La idea le hizo sentirse sucio e indigno.
No, no lo hacía por dinero. Todo el mundo esperaba de él que fuera un santo o un pecador. Un instrumento de Dios o un mercenario codicioso y sin escrúpulos. No era ni una cosa ni otra. A pesar de lo que pudieran pensar los demás, no era dinero lo que quería.
Dominica había dicho que su lugar estaba en el priorato. Pero ¿y el suyo? No era el monasterio. No tenía casa. Sir Garren de ninguna parte.
Apenas recordaba cómo había sido su casa. Piedras grises bajo un cielo gris. Árboles sombríos de hoja perenne. Una torre, ¿o quizá dos? Siempre en guardia, esperando un ataque de cualquier lado de una frontera cambiante. Los soldados ingleses gritaban tan fuerte como los escoceses. Él había abandonado su hogar con seis años y no volvió hasta once años después, cuando la peste caía sobre los muros como una negra lluvia de invierno.
A veces el olor a brezo lo devolvía al pasado. A su madre le encantaba aquel olor, y rellenaba de brezo una almohada para que Garren se sentara y la oyera contarle cómo Jesucristo había convertido el agua en vino y multiplicado los panes.
Había descubierto a tiempo que eran historias fantásticas, justo antes de hacer promesa de pobreza, castidad y obediencia.
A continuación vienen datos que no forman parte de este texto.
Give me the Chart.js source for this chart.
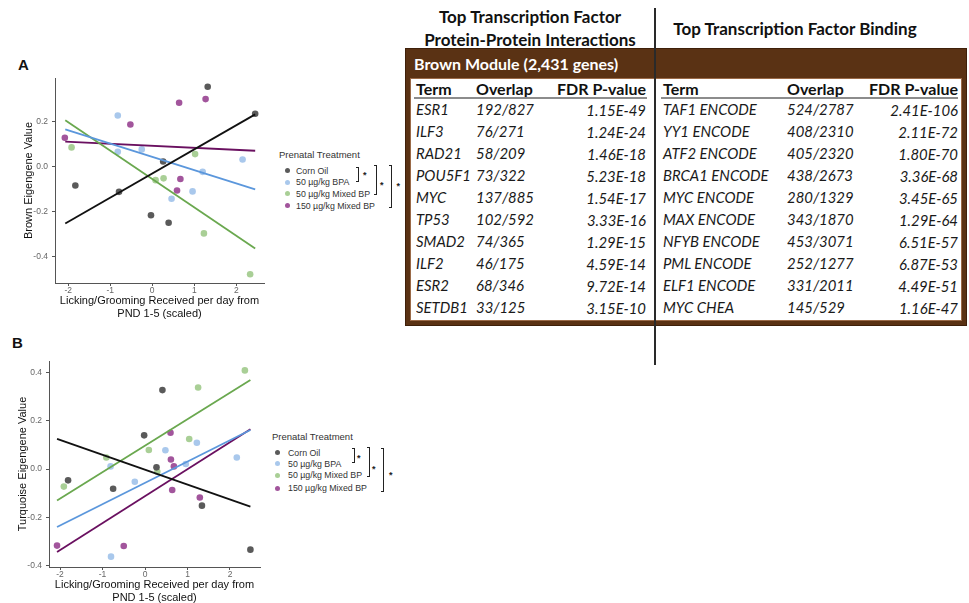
<!DOCTYPE html>
<html>
<head>
<meta charset="utf-8">
<script src="https://cdn.jsdelivr.net/npm/chart.js@4.4.0/dist/chart.umd.min.js"></script>
<style>
  html, body { margin: 0; padding: 0; background: #fff; width: 969px; height: 603px; overflow: hidden; }
  body { position: relative; font-family: "Liberation Sans", Arial, sans-serif; }
  canvas { position: absolute; }
  .tag { position: absolute; font: bold 15px "Liberation Sans", Arial, sans-serif; color: #111; line-height: 16px; }
  .leg-title { position: absolute; font: 9.5px "Liberation Sans", Arial, sans-serif; color: #333; line-height: 12px; white-space: nowrap; }
  .leg-item { position: absolute; font: 8.8px "Liberation Sans", Arial, sans-serif; color: #333; line-height: 12px; white-space: nowrap; }
  .leg-dot { position: absolute; width: 5px; height: 5px; border-radius: 50%; }
  .brk { position: absolute; border: 1.3px solid #222; border-left: none; width: 3px; box-sizing: border-box; }
  .star { position: absolute; font: bold 9px "Liberation Sans", Arial, sans-serif; color: #222; line-height: 10px; }
  .hdr { position: absolute; font: bold 17px Lato, "Open Sans", sans-serif; color: #111; white-space: nowrap; text-align: center; line-height: 20px; }
  .frame { position: absolute; left: 405px; top: 48px; width: 562px; height: 278px; background: #5a3214; box-sizing: border-box; border: 1px solid #3e200a; }
  .inner { position: absolute; left: 410px; top: 78px; width: 552px; height: 243px; background: #fff; box-sizing: border-box; border: 1px solid #9a6a48; }
  .band { position: absolute; left: 414px; top: 53px; font: bold 16px Lato, "Open Sans", sans-serif; color: #fff; line-height: 22px; white-space: nowrap; }
  .cell { position: absolute; font: italic 16px Lato, "Open Sans", sans-serif; color: #1a1a1a; line-height: 22px; height: 22px; white-space: nowrap; transform: scaleX(0.93); transform-origin: left center; }
  .cell.r { transform-origin: right center; }
  .colh { position: absolute; font: bold 16px Lato, "Open Sans", sans-serif; color: #111; line-height: 22px; height: 22px; white-space: nowrap; }
  .rule { position: absolute; height: 2px; background: #8c8c8c; }
  .divider { position: absolute; left: 654px; top: 8px; width: 1.5px; height: 357px; background: #2a2a2a; }
</style>
</head>
<body>
<div class="tag" style="left:18px;top:57px;">A</div>
<div class="tag" style="left:12px;top:335px;">B</div>
<canvas id="brownChart" width="270" height="260" style="left:0;top:60px;"></canvas>
<canvas id="turqChart" width="266" height="259" style="left:0;top:345px;"></canvas>
<div id="legends"></div>
<div id="table"></div>

<script>
// Treatment groups
const groupNames = ["Corn Oil", "50 \u00b5g/kg BPA", "50 \u00b5g/kg Mixed BP", "150 \u00b5g/kg Mixed BP"];
const pointColors = ["#5a5a5a", "#a9c8ec", "#a9cf96", "#a2559c"];
const lineColors = ["#111111", "#5b97dc", "#6aa84f", "#6a1060"];

// Brown module eigengene vs licking/grooming
const brownCornX = [1.32, 2.45, -1.83, -0.79, 0.26, -0.03, 0.39];
const brownCornY = [0.355, 0.235, -0.085, -0.113, 0.022, -0.217, -0.251];
const brownBpaX = [-0.82, -0.82, -0.25, 0.46, 0.96, 1.20, 2.15];
const brownBpaY = [0.227, 0.065, 0.076, -0.144, -0.111, -0.024, 0.031];
const brownMix50X = [-1.92, 0.08, 0.27, 1.02, 1.23, 2.33];
const brownMix50Y = [0.085, -0.061, -0.053, 0.055, -0.298, -0.48];
const brownMix150X = [-2.08, -0.52, 0.64, 1.27, 0.67, 0.59];
const brownMix150Y = [0.128, 0.187, 0.284, 0.30, -0.056, -0.107];
// fitted line ends (x at start/end, y for each group)
const brownFitX = [-2.07, 2.45];
const brownCornFit = [-0.254, 0.232];
const brownBpaFit = [0.165, -0.102];
const brownMix50Fit = [0.206, -0.365];
const brownMix150Fit = [0.111, 0.070];

// Turquoise module eigengene vs licking/grooming
const turqCornX = [0.41, -0.02, -1.81, -0.75, 0.27, 1.34, 2.48];
const turqCornY = [0.328, 0.14, -0.047, -0.082, 0.007, -0.152, -0.335];
const turqBpaX = [-0.81, -0.24, 0.48, 0.96, 1.22, 2.16, -0.80];
const turqBpaY = [0.011, -0.053, 0.078, 0.021, 0.109, 0.048, -0.364];
const turqMix50X = [-1.91, -0.91, 0.09, 0.29, 1.04, 1.25, 2.35];
const turqMix50Y = [-0.073, 0.048, 0.079, -0.011, 0.125, 0.339, 0.41];
const turqMix150X = [-2.07, -0.50, 0.60, 0.61, 0.68, 0.64, 1.29];
const turqMix150Y = [-0.318, -0.32, 0.151, 0.04, 0.011, -0.087, -0.118];
const turqFitX = [-2.07, 2.48];
const turqCornFit = [0.125, -0.156];
const turqBpaFit = [-0.241, 0.162];
const turqMix50Fit = [-0.131, 0.370];
const turqMix150Fit = [-0.345, 0.165];

// Axis ticks
const xTickValues = [-2, -1, 0, 1, 2];
const brownYTicks = [-0.4, -0.2, 0.0, 0.2];
const turqYTicks = [-0.4, -0.2, 0.0, 0.2, 0.4];
const xTitle = ["Licking/Grooming Received per day from", "PND 1-5 (scaled)"];

// Transcription factor tables (brown module)
const ppiTerms = ["ESR1", "ILF3", "RAD21", "POU5F1", "MYC", "TP53", "SMAD2", "ILF2", "ESR2", "SETDB1"];
const ppiOverlap = ["192/827", "76/271", "58/209", "73/322", "137/885", "102/592", "74/365", "46/175", "68/346", "33/125"];
const ppiFdr = ["1.15E-49", "1.24E-24", "1.46E-18", "5.23E-18", "1.54E-17", "3.33E-16", "1.29E-15", "4.59E-14", "9.72E-14", "3.15E-10"];
const tfbTerms = ["TAF1 ENCODE", "YY1 ENCODE", "ATF2 ENCODE", "BRCA1 ENCODE", "MYC ENCODE", "MAX ENCODE", "NFYB ENCODE", "PML ENCODE", "ELF1 ENCODE", "MYC CHEA"];
const tfbOverlap = ["524/2787", "408/2310", "405/2320", "438/2673", "280/1329", "343/1870", "453/3071", "252/1277", "331/2011", "145/529"];
const tfbFdr = ["2.41E-106", "2.11E-72", "1.80E-70", "3.36E-68", "3.45E-65", "1.29E-64", "6.51E-57", "6.87E-53", "4.49E-51", "1.16E-47"];

Chart.defaults.font.family = '"Liberation Sans", Arial, sans-serif';

function toPts(xs, ys) { return xs.map((x, i) => ({ x: x, y: ys[i] })); }

function buildPanel(id, opt) {
  const datasets = [];
  opt.fits.forEach((f, i) => {
    datasets.push({
      label: groupNames[i] + " fit", data: toPts(opt.fitX, f), showLine: true,
      borderColor: lineColors[i], borderWidth: 1.8, pointRadius: 0, fill: false, order: 0
    });
  });
  opt.xs.forEach((xs, i) => {
    datasets.push({
      label: groupNames[i], data: toPts(xs, opt.ys[i]),
      backgroundColor: pointColors[i], borderWidth: 0, pointRadius: 3.3, order: 1
    });
  });
  new Chart(document.getElementById(id), {
    type: 'scatter',
    data: { datasets: datasets },
    options: {
      responsive: false, animation: false, devicePixelRatio: 1,
      layout: { padding: { top: opt.padTop, right: opt.padRight, bottom: 0, left: 0 }, autoPadding: false },
      plugins: { legend: { display: false }, tooltip: { enabled: false } },
      scales: {
        x: {
          type: 'linear', min: opt.xMin, max: opt.xMax,
          afterBuildTicks: s => { s.ticks = xTickValues.map(v => ({ value: v })); },
          afterFit: s => { s.height = 37; },
          grid: { drawOnChartArea: false, drawTicks: true, tickLength: 3, color: '#555', lineWidth: 1 },
          border: { color: '#555', width: 1 },
          ticks: { color: '#666', font: { size: 8.5 }, padding: 0, maxRotation: 0, callback: v => String(v) },
          title: { display: true, text: xTitle, color: '#111', font: { size: 11, lineHeight: 1.14 }, padding: 0 }
        },
        y: {
          type: 'linear', min: opt.yMin, max: opt.yMax,
          afterBuildTicks: s => { s.ticks = opt.yTicks.map(v => ({ value: v })); },
          afterFit: s => { s.width = opt.yWidth; },
          grid: { drawOnChartArea: false, drawTicks: true, tickLength: 3, color: '#555', lineWidth: 1 },
          border: { color: '#555', width: 1 },
          ticks: { color: '#666', font: { size: 8.5 }, padding: 4, callback: v => Number(v).toFixed(1) },
          title: { display: true, text: opt.yTitle, color: '#111', font: { size: 11, lineHeight: 1.14 }, padding: { top: opt.yTitlePad, bottom: 0 } }
        }
      }
    }
  });
}

buildPanel('brownChart', {
  xs: [brownCornX, brownBpaX, brownMix50X, brownMix150X],
  ys: [brownCornY, brownBpaY, brownMix50Y, brownMix150Y],
  fitX: brownFitX, fits: [brownCornFit, brownBpaFit, brownMix50Fit, brownMix150Fit],
  xMin: -2.314, xMax: 2.66, yMin: -0.519, yMax: 0.394, yTicks: brownYTicks,
  yTitle: "Brown Eigengene Value", yWidth: 55, yTitlePad: 23, padTop: 18, padRight: 6
});
buildPanel('turqChart', {
  xs: [turqCornX, turqBpaX, turqMix50X, turqMix150X],
  ys: [turqCornY, turqBpaY, turqMix50Y, turqMix150Y],
  fitX: turqFitX, fits: [turqCornFit, turqBpaFit, turqMix50Fit, turqMix150Fit],
  xMin: -2.259, xMax: 2.706, yMin: -0.407, yMax: 0.449, yTicks: turqYTicks,
  yTitle: "Turquoise Eigengene Value", yWidth: 49, yTitlePad: 16.5, padTop: 16, padRight: 6
});

// Legends with significance brackets
function el(cls, style, text) {
  const d = document.createElement('div');
  d.className = cls;
  Object.assign(d.style, style);
  if (text !== undefined) d.textContent = text;
  return d;
}
function buildLegend(L) {
  const host = document.getElementById('legends');
  host.appendChild(el('leg-title', { left: L.titleX + 'px', top: (L.titleY - 6) + 'px' }, "Prenatal Treatment"));
  groupNames.forEach((name, i) => {
    const cy = L.itemY[i];
    host.appendChild(el('leg-dot', { left: (L.dotX - 2.5) + 'px', top: (cy - 2.5) + 'px', background: pointColors[i] }));
    host.appendChild(el('leg-item', { left: L.textX + 'px', top: (cy - 6) + 'px' }, name));
  });
  L.brackets.forEach(b => {
    host.appendChild(el('brk', { left: (b.x - 3) + 'px', top: b.y1 + 'px', height: (b.y2 - b.y1) + 'px' }));
    host.appendChild(el('star', { left: (b.sx - 3) + 'px', top: (b.sy - 3) + 'px' }, "*"));
  });
}
buildLegend({
  titleX: 279, titleY: 154.5, dotX: 287.5, textX: 296, itemY: [170.5, 182, 193.5, 205.5],
  brackets: [{ x: 358.5, y1: 166.5, y2: 182, sx: 366, sy: 173 },
             { x: 377, y1: 165, y2: 194.5, sx: 383, sy: 183 },
             { x: 392, y1: 165, y2: 207.5, sx: 399.5, sy: 184 }]
});
buildLegend({
  titleX: 272, titleY: 437, dotX: 277.5, textX: 288, itemY: [452.5, 463.5, 475, 488],
  brackets: [{ x: 355, y1: 448, y2: 463, sx: 360, sy: 456 },
             { x: 369.5, y1: 447, y2: 477, sx: 375, sy: 467 },
             { x: 384, y1: 448, y2: 492, sx: 392, sy: 473 }]
});

// Enrichment table
(function buildTable() {
  const host = document.getElementById('table');
  const hdrA = el('hdr', { left: '405px', top: '7px', width: '250px' }, "Top Transcription Factor");
  const hdrB = el('hdr', { left: '405px', top: '30px', width: '250px' }, "Protein-Protein Interactions");
  const hdrC = el('hdr', { left: '660px', top: '19px', width: '270px' }, "Top Transcription Factor Binding");
  [hdrA, hdrB, hdrC].forEach(h => host.appendChild(h));
  host.appendChild(el('frame', {}));
  host.appendChild(el('inner', {}));
  host.appendChild(el('band', {}, "Brown Module (2,431 genes)"));

  const cols = [
    { term: 416, overlap: 476, fdrRight: 646, ruleL: 414, ruleR: 647, terms: ppiTerms, ov: ppiOverlap, fdr: ppiFdr },
    { term: 663, overlap: 787, fdrRight: 958, ruleL: 661, ruleR: 958, terms: tfbTerms, ov: tfbOverlap, fdr: tfbFdr }
  ];
  const headY = 89, firstRowY = 109, rowStep = 22;
  cols.forEach(c => {
    host.appendChild(el('colh', { left: c.term + 'px', top: (headY - 11) + 'px' }, "Term"));
    host.appendChild(el('colh', { left: c.overlap + 'px', top: (headY - 11) + 'px' }, "Overlap"));
    host.appendChild(el('colh', { left: (c.fdrRight - 200) + 'px', top: (headY - 11) + 'px', width: '200px', textAlign: 'right' }, "FDR P-value"));
    host.appendChild(el('rule', { left: c.ruleL + 'px', top: '97px', width: (c.ruleR - c.ruleL) + 'px' }));
    c.terms.forEach((t, i) => {
      const cy = firstRowY + i * rowStep;
      host.appendChild(el('cell', { left: c.term + 'px', top: (cy - 11) + 'px' }, t));
      host.appendChild(el('cell', { left: c.overlap + 'px', top: (cy - 11) + 'px' }, c.ov[i]));
      host.appendChild(el('cell r', { left: (c.fdrRight - 200) + 'px', top: (cy - 10) + 'px', width: '200px', textAlign: 'right' }, c.fdr[i]));
    });
  });
  host.appendChild(el('divider', {}));
})();
</script>
</body>
</html>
Se sacudió los recuerdos. El pasado quedaba atrás. Había que mirar al presente. Paseó la mirada por las tierras de William. Verdes y ondulantes campos, separados unos de otros por hileras de árboles. Las mariposas azules y cobrizas revoloteaban alrededor de las florecillas blancas y amarillas. ¿Cómo sería tener una casa en una tierra tan fértil y exuberante como aquella? Ningún invasor la había saqueado desde hacía nueve generaciones. Ningún hedor a sangre infectaba el dulce aroma de la hierba. Ningún grito agonizante ahogaba el alegre canto de los gorriones.
Envidiaba a William por sus dominios. También él quería poseer la tierra que pisaran sus pies. Tal vez, después de cumplir la promesa que le había hecho a William, después de que este muriera y Richard le obligara a marcharse, pudiera encontrar algún pedazo de tierra abandonada y hacerla suya con ilusión y esfuerzo.
Pero para eso debía acostarse con la chica. La próxima vez que hablara con ella sería un perfecto caballero, gallardo y cortés, y la seduciría como a una doncella en una taberna. No tendría ni que mirarla a los ojos cuando la tuviera en sus brazos.
«Pórtate bien y sé educado».
Sacudió la cabeza al oír la voz de su madre. De repente volvía a tener seis años y ella le decía adiós mientras él se alejaba a lomos del caballo.
Anunció que se detendrían a pasar la noche en un bosquecillo, junto a un riachuelo, y asignó los turnos de guardia. No tenía sentido cansarlos a todos a la vez, especialmente a la hermana Marian. Tenían muchos días de marcha por delante.
Se mojó la cara y la nuca en el arroyo. Aquella noche volvería a hablar con la chica.
«Pórtate bien y sé educado. Dios siempre te estará observando».
Dios tendría que responderle a algunas cosas. Pero de momento intentaría seguir el consejo de su madre con la joven Dominica.